- _THE PROBLEM_
Can you find the lines of the listing that include "matplotlib" and copy every one?

- _PROVIDED MATERIAL_
/---

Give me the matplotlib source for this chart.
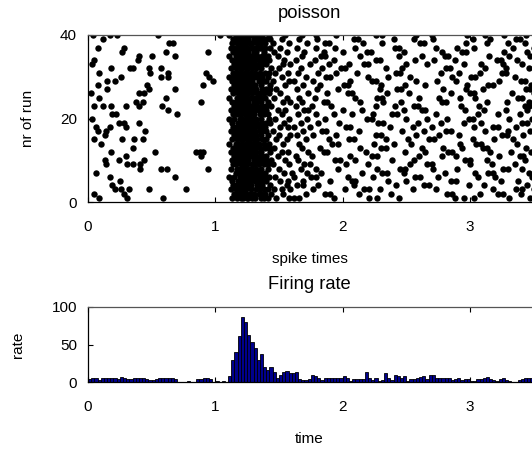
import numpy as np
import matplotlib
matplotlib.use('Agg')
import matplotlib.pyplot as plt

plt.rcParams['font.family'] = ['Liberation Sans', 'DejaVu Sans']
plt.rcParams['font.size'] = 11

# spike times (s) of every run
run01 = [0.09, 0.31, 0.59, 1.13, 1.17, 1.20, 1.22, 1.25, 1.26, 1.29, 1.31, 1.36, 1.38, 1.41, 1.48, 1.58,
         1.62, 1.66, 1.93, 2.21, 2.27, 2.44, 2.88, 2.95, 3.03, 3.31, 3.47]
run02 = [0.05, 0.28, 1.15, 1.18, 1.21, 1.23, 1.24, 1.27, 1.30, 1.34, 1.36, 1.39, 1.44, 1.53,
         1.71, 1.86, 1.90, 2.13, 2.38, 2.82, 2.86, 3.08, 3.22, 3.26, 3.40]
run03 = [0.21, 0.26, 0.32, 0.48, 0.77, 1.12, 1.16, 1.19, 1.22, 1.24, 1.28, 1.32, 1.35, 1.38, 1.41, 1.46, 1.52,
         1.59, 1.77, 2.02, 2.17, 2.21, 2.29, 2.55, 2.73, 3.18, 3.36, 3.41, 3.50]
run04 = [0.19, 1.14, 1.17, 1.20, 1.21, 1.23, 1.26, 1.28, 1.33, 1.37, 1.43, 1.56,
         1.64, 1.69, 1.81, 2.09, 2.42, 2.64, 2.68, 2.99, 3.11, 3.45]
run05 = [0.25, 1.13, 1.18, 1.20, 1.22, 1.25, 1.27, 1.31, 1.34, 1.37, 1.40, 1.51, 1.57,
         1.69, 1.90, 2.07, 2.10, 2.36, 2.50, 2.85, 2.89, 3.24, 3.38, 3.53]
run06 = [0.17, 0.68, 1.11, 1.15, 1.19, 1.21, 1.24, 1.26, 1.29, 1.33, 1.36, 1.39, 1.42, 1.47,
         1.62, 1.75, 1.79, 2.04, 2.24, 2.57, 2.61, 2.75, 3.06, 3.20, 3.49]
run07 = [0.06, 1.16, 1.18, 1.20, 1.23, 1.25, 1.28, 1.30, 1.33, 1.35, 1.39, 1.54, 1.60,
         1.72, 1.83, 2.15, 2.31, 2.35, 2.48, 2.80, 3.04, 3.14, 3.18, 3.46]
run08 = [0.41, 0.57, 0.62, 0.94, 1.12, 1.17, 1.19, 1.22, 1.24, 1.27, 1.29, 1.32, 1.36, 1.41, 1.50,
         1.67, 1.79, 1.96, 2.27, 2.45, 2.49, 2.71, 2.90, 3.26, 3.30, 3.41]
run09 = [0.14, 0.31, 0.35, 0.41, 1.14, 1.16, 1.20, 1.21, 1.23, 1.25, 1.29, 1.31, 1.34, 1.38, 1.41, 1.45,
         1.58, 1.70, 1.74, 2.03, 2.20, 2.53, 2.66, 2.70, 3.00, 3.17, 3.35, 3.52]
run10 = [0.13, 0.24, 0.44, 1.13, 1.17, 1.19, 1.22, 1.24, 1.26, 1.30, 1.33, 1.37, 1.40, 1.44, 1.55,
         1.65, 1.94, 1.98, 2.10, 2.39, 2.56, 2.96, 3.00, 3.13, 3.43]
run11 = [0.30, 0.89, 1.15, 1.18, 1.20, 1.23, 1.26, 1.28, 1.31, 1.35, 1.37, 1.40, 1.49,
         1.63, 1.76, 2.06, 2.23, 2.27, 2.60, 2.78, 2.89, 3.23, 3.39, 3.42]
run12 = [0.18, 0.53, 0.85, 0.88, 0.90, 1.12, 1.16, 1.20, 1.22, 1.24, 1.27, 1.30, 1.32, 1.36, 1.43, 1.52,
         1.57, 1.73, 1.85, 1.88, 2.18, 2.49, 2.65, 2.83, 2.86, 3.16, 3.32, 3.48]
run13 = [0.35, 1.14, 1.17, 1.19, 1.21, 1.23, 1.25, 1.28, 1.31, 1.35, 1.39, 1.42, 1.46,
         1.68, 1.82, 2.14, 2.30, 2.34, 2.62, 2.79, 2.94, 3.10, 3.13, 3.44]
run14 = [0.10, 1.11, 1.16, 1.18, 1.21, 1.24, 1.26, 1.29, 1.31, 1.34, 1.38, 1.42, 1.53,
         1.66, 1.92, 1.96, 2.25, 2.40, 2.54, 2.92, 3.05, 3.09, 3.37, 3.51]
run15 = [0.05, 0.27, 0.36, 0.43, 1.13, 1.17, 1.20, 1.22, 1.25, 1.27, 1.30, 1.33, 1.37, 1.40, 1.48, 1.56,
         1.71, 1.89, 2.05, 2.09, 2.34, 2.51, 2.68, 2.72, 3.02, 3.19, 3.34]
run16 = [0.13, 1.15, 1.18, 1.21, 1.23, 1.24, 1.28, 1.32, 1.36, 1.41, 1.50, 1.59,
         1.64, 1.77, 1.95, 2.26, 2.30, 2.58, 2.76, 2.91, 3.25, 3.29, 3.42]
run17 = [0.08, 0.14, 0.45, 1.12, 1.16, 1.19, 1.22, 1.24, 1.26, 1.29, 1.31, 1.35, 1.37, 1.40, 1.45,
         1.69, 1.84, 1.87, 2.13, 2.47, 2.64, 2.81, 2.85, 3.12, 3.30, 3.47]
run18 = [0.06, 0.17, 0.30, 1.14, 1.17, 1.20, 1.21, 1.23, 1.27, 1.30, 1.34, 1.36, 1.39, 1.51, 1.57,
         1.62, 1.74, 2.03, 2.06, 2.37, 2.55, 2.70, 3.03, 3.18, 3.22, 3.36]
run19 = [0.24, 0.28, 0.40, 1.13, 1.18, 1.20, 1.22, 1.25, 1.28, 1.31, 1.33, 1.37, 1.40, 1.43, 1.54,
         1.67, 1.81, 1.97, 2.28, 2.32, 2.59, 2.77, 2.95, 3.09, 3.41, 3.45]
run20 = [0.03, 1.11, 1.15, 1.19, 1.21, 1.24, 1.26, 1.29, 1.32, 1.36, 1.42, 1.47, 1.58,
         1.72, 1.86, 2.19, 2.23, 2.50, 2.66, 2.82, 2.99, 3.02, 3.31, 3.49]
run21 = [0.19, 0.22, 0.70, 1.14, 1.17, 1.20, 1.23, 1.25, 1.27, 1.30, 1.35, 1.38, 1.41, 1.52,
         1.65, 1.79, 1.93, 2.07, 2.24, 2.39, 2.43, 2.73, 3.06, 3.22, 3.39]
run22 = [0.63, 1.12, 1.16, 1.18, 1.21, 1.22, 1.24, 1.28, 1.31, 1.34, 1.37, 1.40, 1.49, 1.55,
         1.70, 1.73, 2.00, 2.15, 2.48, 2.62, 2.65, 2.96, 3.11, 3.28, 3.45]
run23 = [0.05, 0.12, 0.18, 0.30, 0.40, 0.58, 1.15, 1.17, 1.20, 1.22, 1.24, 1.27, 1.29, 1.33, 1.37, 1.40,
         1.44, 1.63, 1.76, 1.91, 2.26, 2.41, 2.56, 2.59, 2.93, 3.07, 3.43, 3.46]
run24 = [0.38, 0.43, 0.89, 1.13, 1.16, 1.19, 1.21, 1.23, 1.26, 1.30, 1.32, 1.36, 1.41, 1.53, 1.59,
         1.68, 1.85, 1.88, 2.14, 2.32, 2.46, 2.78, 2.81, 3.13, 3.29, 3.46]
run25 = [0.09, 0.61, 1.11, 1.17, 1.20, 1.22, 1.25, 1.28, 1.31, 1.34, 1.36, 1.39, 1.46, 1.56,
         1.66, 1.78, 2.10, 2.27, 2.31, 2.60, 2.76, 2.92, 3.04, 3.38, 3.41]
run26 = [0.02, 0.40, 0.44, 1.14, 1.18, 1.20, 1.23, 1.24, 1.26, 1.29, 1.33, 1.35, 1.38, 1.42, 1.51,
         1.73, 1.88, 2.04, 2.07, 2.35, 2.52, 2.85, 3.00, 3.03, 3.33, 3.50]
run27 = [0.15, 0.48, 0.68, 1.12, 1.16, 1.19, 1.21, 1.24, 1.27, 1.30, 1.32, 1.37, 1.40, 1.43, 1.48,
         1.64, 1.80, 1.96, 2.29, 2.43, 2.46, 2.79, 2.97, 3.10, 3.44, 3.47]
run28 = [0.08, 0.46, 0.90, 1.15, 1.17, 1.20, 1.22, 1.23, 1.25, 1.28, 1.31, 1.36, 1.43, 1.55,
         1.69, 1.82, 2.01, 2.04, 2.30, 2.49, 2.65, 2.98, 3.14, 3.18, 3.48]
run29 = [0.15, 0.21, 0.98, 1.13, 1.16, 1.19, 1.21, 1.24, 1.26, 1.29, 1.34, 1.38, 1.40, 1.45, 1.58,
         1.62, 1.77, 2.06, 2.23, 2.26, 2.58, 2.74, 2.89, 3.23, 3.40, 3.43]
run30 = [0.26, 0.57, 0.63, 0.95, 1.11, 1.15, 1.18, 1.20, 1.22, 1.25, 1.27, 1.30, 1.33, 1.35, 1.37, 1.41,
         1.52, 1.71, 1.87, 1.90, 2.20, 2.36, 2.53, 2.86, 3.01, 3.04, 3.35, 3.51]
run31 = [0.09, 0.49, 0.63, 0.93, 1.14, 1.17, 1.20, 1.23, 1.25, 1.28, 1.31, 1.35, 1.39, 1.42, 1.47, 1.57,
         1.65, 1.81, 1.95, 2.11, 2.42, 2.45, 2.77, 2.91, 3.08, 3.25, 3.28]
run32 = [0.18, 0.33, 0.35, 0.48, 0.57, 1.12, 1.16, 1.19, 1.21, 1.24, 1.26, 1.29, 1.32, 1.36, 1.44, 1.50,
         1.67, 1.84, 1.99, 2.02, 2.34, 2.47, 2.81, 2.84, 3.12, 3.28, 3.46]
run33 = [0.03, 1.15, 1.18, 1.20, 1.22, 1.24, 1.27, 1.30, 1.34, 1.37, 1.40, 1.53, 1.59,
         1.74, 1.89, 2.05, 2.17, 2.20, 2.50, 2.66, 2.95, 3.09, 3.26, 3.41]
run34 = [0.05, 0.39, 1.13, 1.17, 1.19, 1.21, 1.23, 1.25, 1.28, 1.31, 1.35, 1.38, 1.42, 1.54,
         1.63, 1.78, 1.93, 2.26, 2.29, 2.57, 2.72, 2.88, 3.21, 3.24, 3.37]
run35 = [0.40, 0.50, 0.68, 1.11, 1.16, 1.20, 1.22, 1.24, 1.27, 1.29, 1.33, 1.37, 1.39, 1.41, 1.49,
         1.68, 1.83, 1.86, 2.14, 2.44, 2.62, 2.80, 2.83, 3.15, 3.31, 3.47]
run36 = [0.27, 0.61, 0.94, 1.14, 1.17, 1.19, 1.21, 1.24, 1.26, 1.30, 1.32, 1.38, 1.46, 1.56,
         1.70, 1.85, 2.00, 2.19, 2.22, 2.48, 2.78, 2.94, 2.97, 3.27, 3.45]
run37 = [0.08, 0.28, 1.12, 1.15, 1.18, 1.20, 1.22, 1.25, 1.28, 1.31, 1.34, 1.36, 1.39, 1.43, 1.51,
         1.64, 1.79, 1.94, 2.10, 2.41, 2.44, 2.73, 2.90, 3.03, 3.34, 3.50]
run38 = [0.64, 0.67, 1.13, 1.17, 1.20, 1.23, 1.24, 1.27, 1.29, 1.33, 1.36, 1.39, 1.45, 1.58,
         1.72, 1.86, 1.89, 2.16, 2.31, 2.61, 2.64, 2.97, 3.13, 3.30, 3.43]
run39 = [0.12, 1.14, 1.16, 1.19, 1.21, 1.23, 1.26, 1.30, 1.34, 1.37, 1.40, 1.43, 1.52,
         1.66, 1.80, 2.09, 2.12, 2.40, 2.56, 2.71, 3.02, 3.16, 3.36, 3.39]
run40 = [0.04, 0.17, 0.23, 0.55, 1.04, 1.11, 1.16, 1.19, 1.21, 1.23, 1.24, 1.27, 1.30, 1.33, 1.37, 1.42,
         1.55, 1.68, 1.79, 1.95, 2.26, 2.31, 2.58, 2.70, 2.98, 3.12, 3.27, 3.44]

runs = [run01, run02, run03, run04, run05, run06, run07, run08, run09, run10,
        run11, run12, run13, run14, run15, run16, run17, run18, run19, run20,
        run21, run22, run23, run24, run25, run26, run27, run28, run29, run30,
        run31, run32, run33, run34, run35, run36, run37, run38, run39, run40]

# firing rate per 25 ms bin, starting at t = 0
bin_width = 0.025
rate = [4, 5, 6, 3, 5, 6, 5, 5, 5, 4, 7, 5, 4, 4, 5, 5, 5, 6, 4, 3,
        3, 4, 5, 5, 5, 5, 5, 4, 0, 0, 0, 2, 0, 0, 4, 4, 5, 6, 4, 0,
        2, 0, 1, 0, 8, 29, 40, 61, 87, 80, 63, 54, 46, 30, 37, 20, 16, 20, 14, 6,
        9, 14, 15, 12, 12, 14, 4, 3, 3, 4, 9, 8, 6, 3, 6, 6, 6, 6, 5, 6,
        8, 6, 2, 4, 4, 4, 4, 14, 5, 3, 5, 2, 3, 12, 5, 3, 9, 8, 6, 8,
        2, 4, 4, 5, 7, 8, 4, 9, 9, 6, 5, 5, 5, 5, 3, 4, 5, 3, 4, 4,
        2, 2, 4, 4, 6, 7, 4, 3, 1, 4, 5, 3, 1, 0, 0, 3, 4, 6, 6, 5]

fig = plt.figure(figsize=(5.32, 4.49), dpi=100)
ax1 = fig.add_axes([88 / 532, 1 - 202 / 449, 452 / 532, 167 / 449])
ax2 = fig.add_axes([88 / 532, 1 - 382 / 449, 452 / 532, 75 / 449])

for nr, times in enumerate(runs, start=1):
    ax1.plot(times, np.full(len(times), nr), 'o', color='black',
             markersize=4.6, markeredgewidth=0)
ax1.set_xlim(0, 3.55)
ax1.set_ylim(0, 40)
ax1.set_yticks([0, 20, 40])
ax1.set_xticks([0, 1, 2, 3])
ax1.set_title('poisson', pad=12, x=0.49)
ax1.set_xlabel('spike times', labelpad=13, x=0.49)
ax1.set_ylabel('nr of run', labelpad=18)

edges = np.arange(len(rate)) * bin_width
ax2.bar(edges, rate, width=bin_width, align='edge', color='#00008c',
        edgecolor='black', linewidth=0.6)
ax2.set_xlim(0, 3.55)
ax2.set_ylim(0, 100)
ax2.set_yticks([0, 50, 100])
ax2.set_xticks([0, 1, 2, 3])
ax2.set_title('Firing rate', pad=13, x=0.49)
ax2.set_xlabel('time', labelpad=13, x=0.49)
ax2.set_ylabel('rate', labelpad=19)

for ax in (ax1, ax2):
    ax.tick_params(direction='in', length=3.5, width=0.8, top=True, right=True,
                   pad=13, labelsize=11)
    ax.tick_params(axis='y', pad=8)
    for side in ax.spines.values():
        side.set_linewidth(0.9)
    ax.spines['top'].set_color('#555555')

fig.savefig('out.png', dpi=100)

\---

- _ANSWER BELOW_
Give me the matplotlib source for this chart.
import matplotlib
matplotlib.use('Agg')
import matplotlib.pyplot as plt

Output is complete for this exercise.